Summertime: Great Senior-Friendly Vacations II


Pay attention to details

Elder travelers often have special needs, so keep these important tips in mind:

Before the trip…

  • Ask about senior discounts; successful travel does not have to be an expensive proposition. Consider trip cancellation insurance.
  • Invite your elder to have some input about the itinerary. Be flexible.
  • Make sure your elder has foreign country medical insurance. Medicare doesn’t apply outside the United States. If your elder’s Medicare supplement isn’t covered outside the U.S., you may want to purchase travel insurance with medical coverage.
  • Check out hospitals and 24/hour emergency medical centers on route ahead of time.
  • Get necessary immunizations; know how to find medical assistance on the road; pack extra medications and food for special need diets; take precautions for varying climates and altitudes.
  • There’s no need for physically challenged elders to stay home. For a wealth of information on accessible travel, search for “disability travel” on the Internet. Also, if your elder tells you that stair-climbing may be an issue, plan accordingly.
  • Plan for back-up activities for rainy days and long airport delays. Pack books, games, IPods, IPads, and crossword puzzles. Download favorite movies. Check out Internet access before you leave.
  • If your elder cannot handle his/her own luggage, make sure you have a plan in place for luggage assistance.
  • Give copies of your trip itinerary and phone numbers with other family members and trusted neighbors.

On the road…

  • Learn your elder’s routine ahead of time. Does he or she have a regular naptime? Bed time? Try to stick to that routine as much as possible.
  • Elders should be especially careful at high-altitude destinations. Acclimate slowly, and take it very easy the first few days.
  • Intersperse high levels of physical activity with quiet times together, like reading, taking a walk, and watching a movie.
  • Encourage everyone to keep a trip journal and take pictures.

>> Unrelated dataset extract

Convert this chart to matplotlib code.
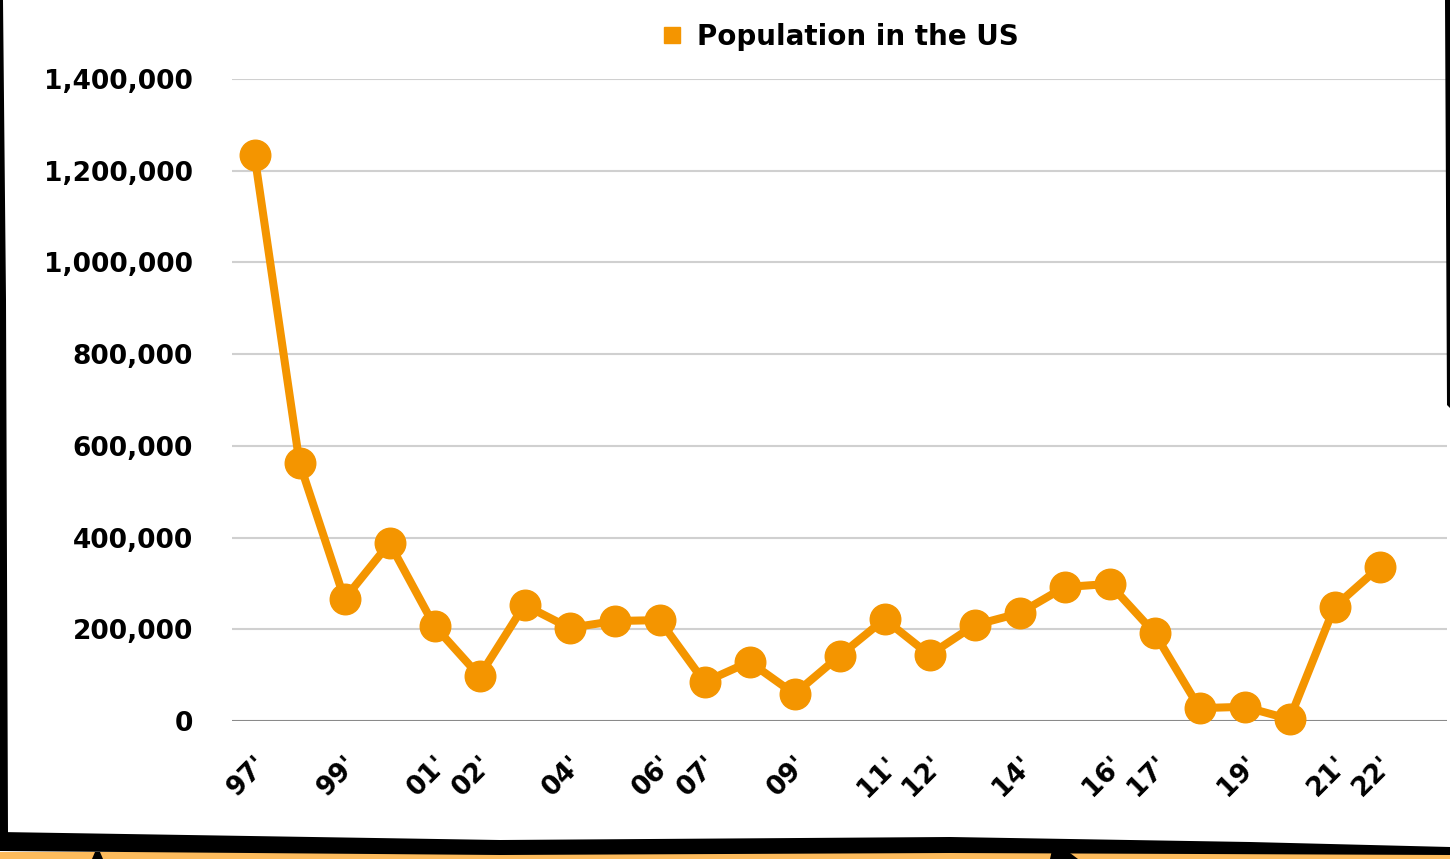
import matplotlib
matplotlib.use("Agg")
import matplotlib.pyplot as plt
from matplotlib.patches import Polygon, Rectangle
from matplotlib.ticker import FuncFormatter

# Datos (un punto por año, 1997-2022)
years = ["97'", "98'", "99'", "00'", "01'", "02'", "03'", "04'", "05'", "06'",
         "07'", "08'", "09'", "10'", "11'", "12'", "13'", "14'", "15'", "16'",
         "17'", "18'", "19'", "20'", "21'", "22'"]
population = [1234000, 563000, 266000, 388000, 207000, 98000, 253000, 203000,
              218000, 220000, 85000, 129000, 59000, 142000, 222000, 144000,
              209000, 235000, 292000, 299000, 192000, 28000, 31000, 4000,
              249000, 336000]
# etiquetas que el grafico original muestra en el eje x
shown_labels = ["97'", "99'", "01'", "02'", "04'", "06'", "07'", "09'",
                "11'", "12'", "14'", "16'", "17'", "19'", "21'", "22'"]
y_ticks = [0, 200000, 400000, 600000, 800000, 1000000, 1200000, 1400000]
series_name = "Population in the US"

orange = '#F49500'
W, H = 1450, 859

plt.rcParams['font.family'] = ['DejaVu Sans']
fig = plt.figure(figsize=(W / 100, H / 100), dpi=100)
fig.patch.set_facecolor('white')

# area del grafico en pixeles
left, right, top, bottom = 232, 1447, 79, 721
ax = fig.add_axes([left / W, 1 - bottom / H, (right - left) / W, (bottom - top) / H])

x = list(range(len(years)))
ax.plot(x, population, color=orange, linewidth=5.8, marker='o', markersize=22,
        label=series_name, zorder=3, clip_on=False)

ax.set_xlim(-0.5, len(years) + 0.5)
ax.set_ylim(0, 1400000)
ax.set_yticks(y_ticks)
ax.yaxis.set_major_formatter(FuncFormatter(lambda v, p: f'{int(v):,}'))

for v in y_ticks:
    if v == 0:
        ax.axhline(v, color='#8a8a8a', linewidth=1.5, zorder=1)
    else:
        ax.axhline(v, color='#d0d0d0', linewidth=1.5, zorder=1)

# va='top' con rotation_mode='anchor' corre el texto hacia abajo a la derecha
ax.set_xticks(x)
ax.set_xticklabels([y if y in shown_labels else '' for y in years],
                   rotation=45, ha='right', va='top', rotation_mode='anchor')

ax.tick_params(axis='x', length=0, pad=22, labelsize=19)
ax.tick_params(axis='y', length=0, pad=28, labelsize=19)
for lbl in ax.get_xticklabels() + ax.get_yticklabels():
    lbl.set_fontweight('bold')

for s in ax.spines.values():
    s.set_visible(False)

leg = ax.legend(loc='center', bbox_to_anchor=(0.5, 1 + 42 / 642), frameon=False,
                handlelength=0.8, handletextpad=0.5,
                prop={'size': 20, 'weight': 'bold'})
for h in leg.legend_handles:
    h.set_linestyle('')
    h.set_marker('s')
    h.set_markersize(11)

# marco dibujado a mano alrededor del grafico
def px(xp, yp):
    return (xp / W, 1 - yp / H)

fig.patches.append(Rectangle(px(0, 859), 1, 7 / H, transform=fig.transFigure,
                             facecolor='#FDBB5C', edgecolor='none', zorder=0))
band = [px(0, 832), px(500, 840), px(950, 837), px(1250, 842), px(1450, 847),
        px(1450, 855), px(950, 853), px(500, 855), px(0, 851)]
fig.patches.append(Polygon(band, closed=True, transform=fig.transFigure,
                           facecolor='black', edgecolor='none', zorder=5))
left_edge = [px(0, 0), px(3, 0), px(6, 300), px(8, 835), px(0, 840)]
fig.patches.append(Polygon(left_edge, closed=True, transform=fig.transFigure,
                           facecolor='black', edgecolor='none', zorder=5))
right_edge = [px(1445, 0), px(1450, 0), px(1450, 408), px(1447, 405)]
fig.patches.append(Polygon(right_edge, closed=True, transform=fig.transFigure,
                           facecolor='black', edgecolor='none', zorder=5))
fig.patches.append(Polygon([px(92, 859), px(95, 852), px(100, 852), px(103, 859)],
                           closed=True, transform=fig.transFigure,
                           facecolor='black', edgecolor='none', zorder=5))
fig.patches.append(Polygon([px(1050, 859), px(1052, 850), px(1066, 850), px(1078, 859)],
                           closed=True, transform=fig.transFigure,
                           facecolor='black', edgecolor='none', zorder=5))

fig.savefig('out.png', dpi=100, facecolor='white')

What to do if your elder says, “I don’t want to go.”

If your elder lives with you or close by, and rejects the idea of taking a trip with you, go anyway. Make arrangements for him or her to stay somewhere safe and pleasant while you are on the road. Here are some suggestions:

  • Ask someone you like and trust to stay with your elder.
  • Take up residence in the home of another family member or trusted friend.
  • Consider a caregiver respite center, assisted-living facility or a nursing home that takes residents on a short-term basis. Contact your local agency on aging and your elder’s doctor for referrals.

Every trip comes to an end. Schedule some time later to look over photographs and journals. It may not have been a perfect trip and everything may not have been all you hoped it would be, but the special moments you shared are what you will remember.